After the treaty with the Mughals was broken, Shivaji launched a large-scale military campaign against the Mughal Empire in 1670, which he had been preparing for some time. Anandrao accompanied Shivaji in this campaign. The Marathas first attacked Junnar in August 1670 and then advanced north through Nashik towards Baglan. The Maratha forces under Anandrao, successfully raided Mughal camps and outposts in the Baglan and Khandesh regions.

==Appointed as Senapati==
After the sudden death of Prataprao Gujar, the Senapati of the Marathas, at the Battle of Nesari in February 1674, the position of Senapati remained vacant. Shivaji began searching for a suitable general to appoint as the new Senapati of the Maratha army. During this period, Anandrao wrote a letter to Shivaji, assuring him not to be disheartened by the death of Prataprao and affirming his commitment to continue the campaign in his place. In response, Shivaji appointed Anandrao as the new Senapati and entrusted him with the command of the Maratha forces against Bahlol Khan.
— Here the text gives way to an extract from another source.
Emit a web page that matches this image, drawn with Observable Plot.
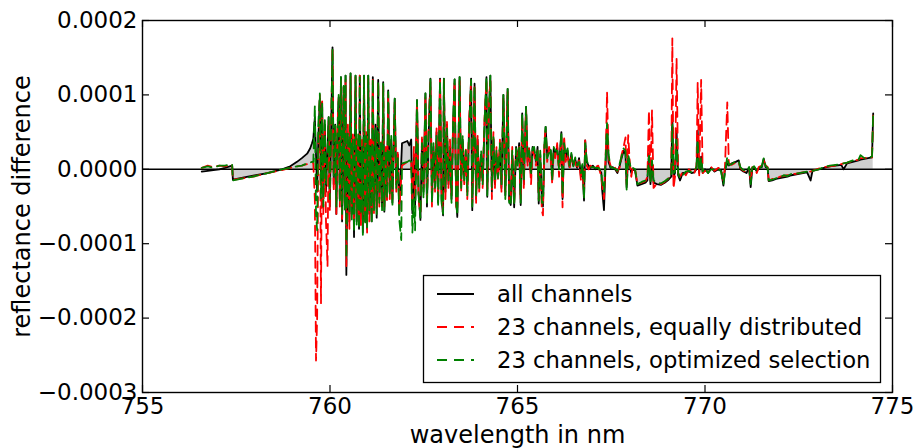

This appointment and related events are documented in a letter dated 4 April 1674, written by Narayan Shenvi, a representative of the East India Company stationed at Raigad, and sent to the Deputy Governor of Bombay.

The Rajah Sevajee intended to proceed for Currall to give new orders to his army and to create a new Generall of his horse in the roome of Pertab Roy (Prataprao) who fell in the encounter of Sevajees army with Bulloll Ckaun (Bahlol Khan) in a narrow passage betwixt two hills who with six horsemen more were slaine, being not succored by the rest of the army, so that Bulloll Ckaun remain victorious, but Annand Roy (Anandrao) Lieutenant sent Sevajee word that he should not resent his Generalls death, he remayning in his stead, on which Sevajee ordered Amand Roy to succeed him (Prataprao) in quality and pay, and not to returne alive without being victorious against his enemys. And Anond Roy being a valiant person, on his masters order mooved with the whole body of his horse farr into the enemys country in search of Bulloll Ckaun.

==Legacy==
Several branches of the Maratha Thorat clan trace their lineage to Anandrao or assert their affiliation with his ancestral line.